Granddad sticks with the classic: Caesar. Aunt Kathy, feeling clever: Saladin. Uncle Bill, after some lengthy, awkward qualifying preamble: Robert E. Lee. Your 7-year-old little brother Tyson, shouting from the kids’ table with some pretty solid name-based logic: Alexander the Great.
Soon battles are reenacted in mashed potato fields — gravy for rivers, rice for infantry, peas for cannons and, a bit unnecessarily, cranberry sauce for blood. Then the actual food fights start over how much the rain impacted the outcome of the Battle of Agincourt in 1415. Every. Time.
But this year could be different, because one data analyst spent way too much time actually figuring out who was the greatest general of all time, using math.
Spoiler alert: The correct answer is Napoleon.
In a post on Medium, data analyst Ethan Arsht says he conducted an experiment to rate that tactical aptitude of thousands of generals throughout history using a mathematical process based on sabermetrics, the statistics-driven baseball team optimization system popularized in the book Moneyball. When it came to baseball, the calculations were used in an attempt to scientifically determine a particular baseball player’s value to the team. Arsht turned the numbers on some of the best-known historical wartime figures.
First, a few caveats: Arsht told RealClearLife he simply scraped a Wikipedia page of chronological battles for his baseline dataset – and this data can be imperfect or inconsistent even within the Wikipedia universe. (Alexander the Great, for instance, was commander in nine battles on the list, but a page for him lists more than 20 if you count “sieges” and other variations on conflict. Genghis Khan is not included at all.) Also, the project looked battle-by-battle to determine the best tactician, not at overall strategic prowess, which is arguably more important to the eventual outcomes of campaigns. Finally, while Arsht does take in account troop levels and differentiates between the strength of units like cavalry or cannons, the calculations do not include other battlefield factors like terrain or, presumably, how crazy George Patton was.
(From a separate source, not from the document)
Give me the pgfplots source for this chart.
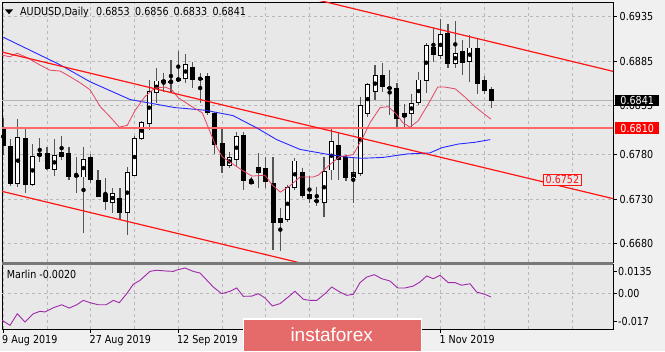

Arsht said the experiment was not meant as a serious scholarly contribution, but a fun side project to sharpen his coding skills.
Agreed. So, with all that in mind, what did he find?
According to his weighted analysis, Napoleon was by far an outlier when compared to all the other generals. The underlying data Arsht used said Napoleon won 38 out of 43, and was often at a disadvantage, including during all of his loses. Caesar was the next best, and everyone else fell back from those two.
Alexander the Great was undefeated in the nine-battle dataset, but his victories carried less overall weight because there were relatively so few of them.
Arsht noted that many modern commanders, like Norman Schwarzkopf, seemed to lose prestige as they went through the mathematical meat grinder, possibly because turnover would’ve prevented them from overseeing as many battles as some of their historical predecessors.
Robert E. Lee, in particular, fared poorly — sorry, Uncle Bill — with the model showing he may have been a below average tactician when compared to a random average commander. (Don’t get mad at the math.)
So there you go. Napoleon. That should settle the debate, right?